Emmanuel Macron et Antonio Costa, à Lisbonne, le 27 juillet. / Armando Franca / AP

Pas une question sur l’affaire Benalla. C’est devant une salle remplie seulement aux deux tiers et composée d’un public poli qu’Emmanuel Macron a déroulé, vendredi 27 juillet à Lisbonne, son ambition pour le futur de l’Union européenne. Le président français, au côté du premier ministre socialiste portugais Antonio Costa, a pris plaisir à revenir à ses fondamentaux pro-européens en animant sa première « consultation citoyenne sur l’Europe » en dehors de la France.

Lancée lors de son discours à la Sorbonne, en septembre 2017, l’idée d’organiser des débats dans toute l’Europe est censée être appliquée par chaque capitale européenne d’ici octobre. Seule la Hongrie a refusé, les autres pays jouant le jeu avec plus ou moins d’entrain.

Les Portugais, profondément francophiles et pro-européens, avaient bien fait les choses. M. Macron n’a jamais été mis en difficulté, de quoi changer après dix jours de polémiques en France sur les violences reprochées à son chef de cabinet adjoint. L’auditorium de la Fondation Gulbenkian était surtout rempli d’un public composé d’expatriés français et de Portugais souvent bien apprêtés.

« Il y a beaucoup de monde des ministères et pas beaucoup de citoyens lambda », témoignait une haute fonctionnaire portugaise travaillant sur les affaires européennes et venue assister à l’événement. En pleines vacances scolaires, un midi de jour de semaine, pouvait-il en être autrement ?

« L’Europe sensuelle »

Sur l’immigration, les institutions européennes ou le couple franco-allemand, aucune question n’a jamais vraiment surpris les deux responsables politiques, qui ont fustigé devant un public conquis la montée des « extrêmes » et des « nationalistes » en Europe centrale.

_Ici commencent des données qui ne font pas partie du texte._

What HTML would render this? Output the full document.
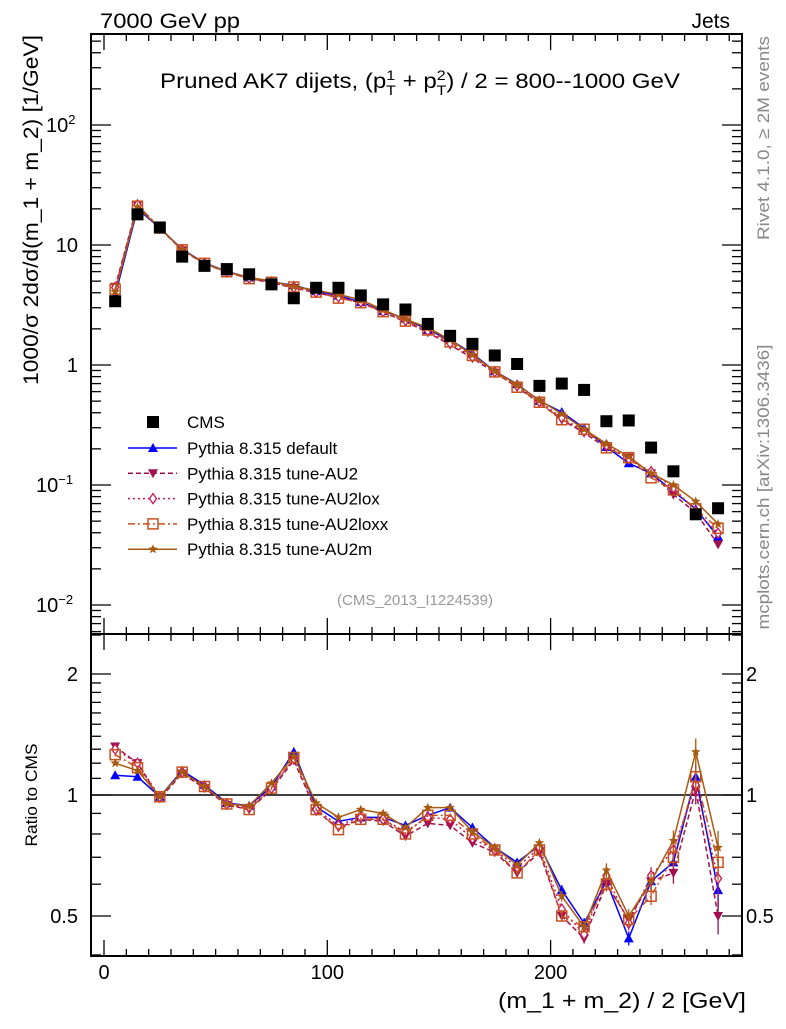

« L’Europe doit être un objet plus chaud, plus sensible, plus sensuel, au sens premier du terme, a notamment plaidé le président français. On a créé une Europe un peu bureaucratique. On ne peut pas simplement dire que l’Europe ce sont des règles, des objets froids qui s’imposent depuis un extérieur lointain. »

Antonio Costa, lui, a longuement plaidé pour un budget de la zone euro, alors que le Portugal se remet à peine de la crise financière de 2008 qui l’a conduit sous la tutelle de la « troika » (Commission, Banque centrale européenne et Fonds monétaire international). « Il faut un budget de la zone euro qui permette d’investir », a-t-il expliqué, obtenant l’assentiment du Français. « Je n’ai rien à redire, je partage tout », a appuyé M. Macron, qui a arraché un accord de principe sur le sujet en Allemagne, mais sans qu’aucun montant d’un tel budget soit jusqu’ici avancé.

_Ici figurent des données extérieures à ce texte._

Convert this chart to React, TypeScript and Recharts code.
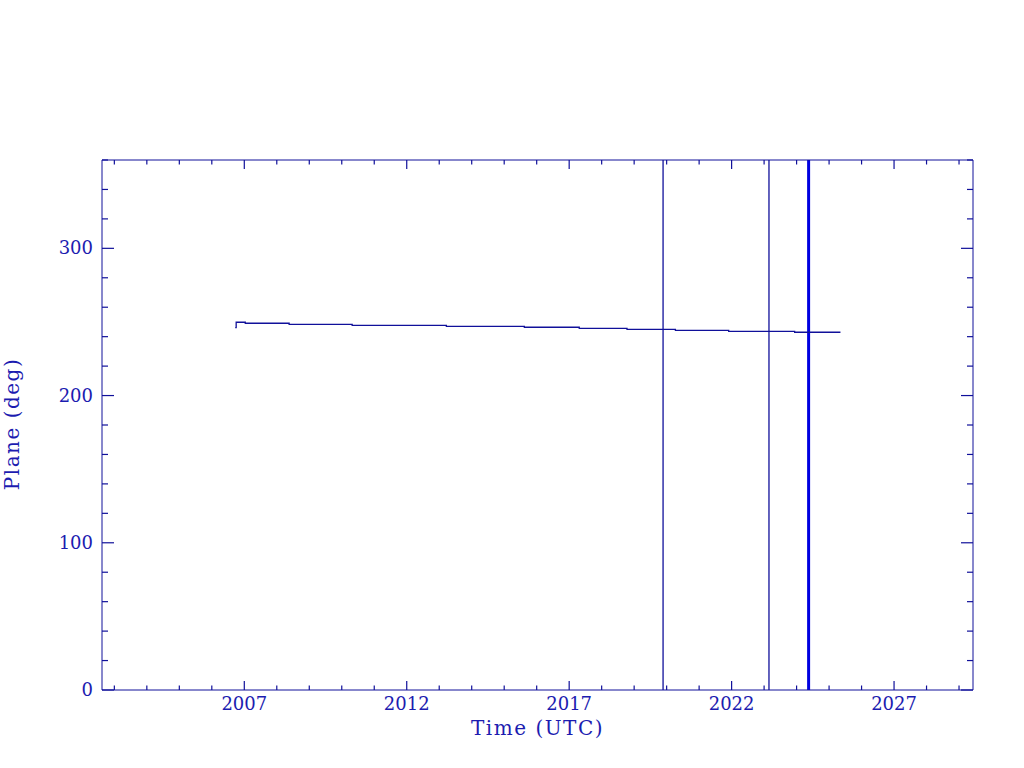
import { LineChart, Line, XAxis, YAxis, ReferenceLine, Label } from "recharts";

// step series: decimal year vs orbital plane angle (deg)
const years = [
  2006.72, 2006.75, 2007.03, 2008.38, 2010.32, 2013.22, 2015.62, 2017.31,
  2018.78, 2020.27, 2021.91, 2023.94, 2025.35,
];
const plane = [
  246.1, 249.8, 249.1, 248.4, 247.7, 247.0, 246.4, 245.7, 245.0, 244.3, 243.6,
  243.0, 243.0,
];

// vertical markers (decimal year)
const markers = [2019.89, 2023.15];
const boldMarker = 2024.37;

const xMajorTicks = [2007, 2012, 2017, 2022, 2027];
const xTicks = [
  2003, 2004, 2005, 2006, 2007, 2008, 2009, 2010, 2011, 2012, 2013, 2014, 2015,
  2016, 2017, 2018, 2019, 2020, 2021, 2022, 2023, 2024, 2025, 2026, 2027, 2028,
  2029,
];
const yMajorTicks = [0, 100, 200, 300];
const yTicks = [
  0, 20, 40, 60, 80, 100, 120, 140, 160, 180, 200, 220, 240, 260, 280, 300, 320,
  340, 360,
];

const xDomain = [2002.62, 2029.43];
const yDomain = [0, 360];

const AXIS = "#10109a";
const TEXT = "#1c1cb0";
const FONT = "DejaVu Serif";

const data = years.map((t, i) => ({ t, plane: plane[i] }));

function XTitle() {
  return (
    <text
      x={537.5}
      y={735}
      textAnchor="middle"
      fontFamily={FONT}
      fontSize={20}
      letterSpacing={1.5}
      fill={TEXT}
    >
      Time (UTC)
    </text>
  );
}

function YTitle() {
  return (
    <text
      x={19}
      y={424}
      transform="rotate(-90, 19, 424)"
      textAnchor="middle"
      fontFamily={FONT}
      fontSize={20}
      letterSpacing={1.5}
      fill={TEXT}
    >
      Plane (deg)
    </text>
  );
}

// inward tick marks (long on majors) plus labels where wanted
function makeTick(side: string, majors: number[], labels: boolean) {
  return (props: any) => {
    const { x, y, payload } = props;
    const major = majors.includes(payload.value);
    const horiz = side === "bottom" || side === "top";
    const len = horiz ? (major ? 9 : 4.5) : major ? 12 : 6;
    let x2 = x;
    let y2 = y;
    if (side === "bottom") y2 = y - len;
    if (side === "top") y2 = y + len;
    if (side === "left") x2 = x + len;
    if (side === "right") x2 = x - len;
    return (
      <g>
        <line x1={x} y1={y} x2={x2} y2={y2} stroke={AXIS} strokeWidth={1.2} />
        {labels && major && side === "bottom" && (
          <text x={x} y={y + 20} textAnchor="middle" fontFamily={FONT} fontSize={18} fill={TEXT}>
            {payload.value}
          </text>
        )}
        {labels && major && side === "left" && (
          <text x={x - 9} y={y + 6} textAnchor="end" fontFamily={FONT} fontSize={18} fill={TEXT}>
            {payload.value}
          </text>
        )}
      </g>
    );
  };
}

export default function App() {
  return (
    <div style={{ position: "absolute", left: 0, top: 0, background: "#fff" }}>
      <LineChart
        width={1024}
        height={768}
        data={data}
        margin={{ top: 159, right: 50, bottom: 77, left: 101 }}
      >
        <XAxis
          xAxisId="x"
          dataKey="t"
          type="number"
          domain={xDomain}
          allowDataOverflow
          ticks={xTicks}
          interval={0}
          height={1}
          tickSize={0}
          tickMargin={0}
          tickLine={false}
          tick={makeTick("bottom", xMajorTicks, true)}
          stroke={AXIS}
        >
          <Label content={<XTitle />} />
        </XAxis>
        <XAxis
          xAxisId="xt"
          orientation="top"
          dataKey="t"
          type="number"
          domain={xDomain}
          allowDataOverflow
          ticks={xTicks}
          interval={0}
          height={1}
          tickSize={0}
          tickMargin={0}
          tickLine={false}
          tick={makeTick("top", xMajorTicks, false)}
          stroke={AXIS}
        />
        <YAxis
          yAxisId="y"
          type="number"
          domain={yDomain}
          allowDataOverflow
          ticks={yTicks}
          interval={0}
          width={1}
          tickSize={0}
          tickMargin={0}
          tickLine={false}
          tick={makeTick("left", yMajorTicks, true)}
          stroke={AXIS}
        >
          <Label content={<YTitle />} />
        </YAxis>
        <YAxis
          yAxisId="yr"
          orientation="right"
          type="number"
          domain={yDomain}
          allowDataOverflow
          ticks={yTicks}
          interval={0}
          width={1}
          tickSize={0}
          tickMargin={0}
          tickLine={false}
          tick={makeTick("right", yMajorTicks, false)}
          stroke={AXIS}
        />

        {markers.map((m) => (
          <ReferenceLine
            key={m}
            x={m}
            xAxisId="x"
            yAxisId="y"
            stroke={AXIS}
            strokeWidth={1.3}
          />
        ))}
        <ReferenceLine
          x={boldMarker}
          xAxisId="x"
          yAxisId="y"
          stroke="#0000e0"
          strokeWidth={3}
        />

        <Line
          xAxisId="x"
          yAxisId="y"
          dataKey="plane"
          type="stepAfter"
          stroke={AXIS}
          strokeWidth={1.3}
          dot={false}
          isAnimationActive={false}
        />
      </LineChart>
    </div>
  );
}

Si le président français a surtout paraphrasé son discours de la Sorbonne, il s’est fait un peu plus précis sur sa vision de l’Europe « à dix ou quinze ans ». Il a notamment évoqué une Europe en trois « cercles ». Le plus large consisterait en une « union de valeurs, de principes démocratiques et de libertés économiques », « quelque chose entre l’Union européenne et le Conseil de l’Europe actuels ».

Cet ensemble serait « moins intégré, mais très exigeant sur les valeurs », a promis M. Macron en assurant que la Russie et la Turquie auraient vocation à en faire partie « soit en son sein, soit avec des accords d’association étroits ». Ce qui suppose que ces deux pays adoptent des standards démocratiques européens dont ils sont pour l’instant très éloignés.

« Le cœur du réacteur »

Le second cercle, plus resserré, consisterait en un « marché unique fort », « quelque part entre l’UE et la zone euro actuelles ». Celui-ci pourrait notamment s’occuper de sujets « militaires, commerciaux ou numériques » et garantirait « une vraie liberté de circulation en son sein ».

Le troisième cercle, dont on aura compris que la France a vocation à faire partie, serait « le cœur du réacteur », « avec un marché du travail beaucoup plus intégré », une « convergence sociale » voire une assurance chômage commune. Le « cœur d’une Europe des peuples plus intégrée, qui est allée au bout de la logique de la zone euro », a résumé M. Macron. Sans être aussi précis, Antonio Costa n’a pas caché son avis favorable à une Europe à plusieurs vitesses qui aurait vocation à contourner les pays plus eurosceptiques.

Largement applaudis par le public europhile de la fondation Gulbenkian, les deux responsables doivent encore toutefois prouver qu’ils sont capables de convaincre le commun des Européens.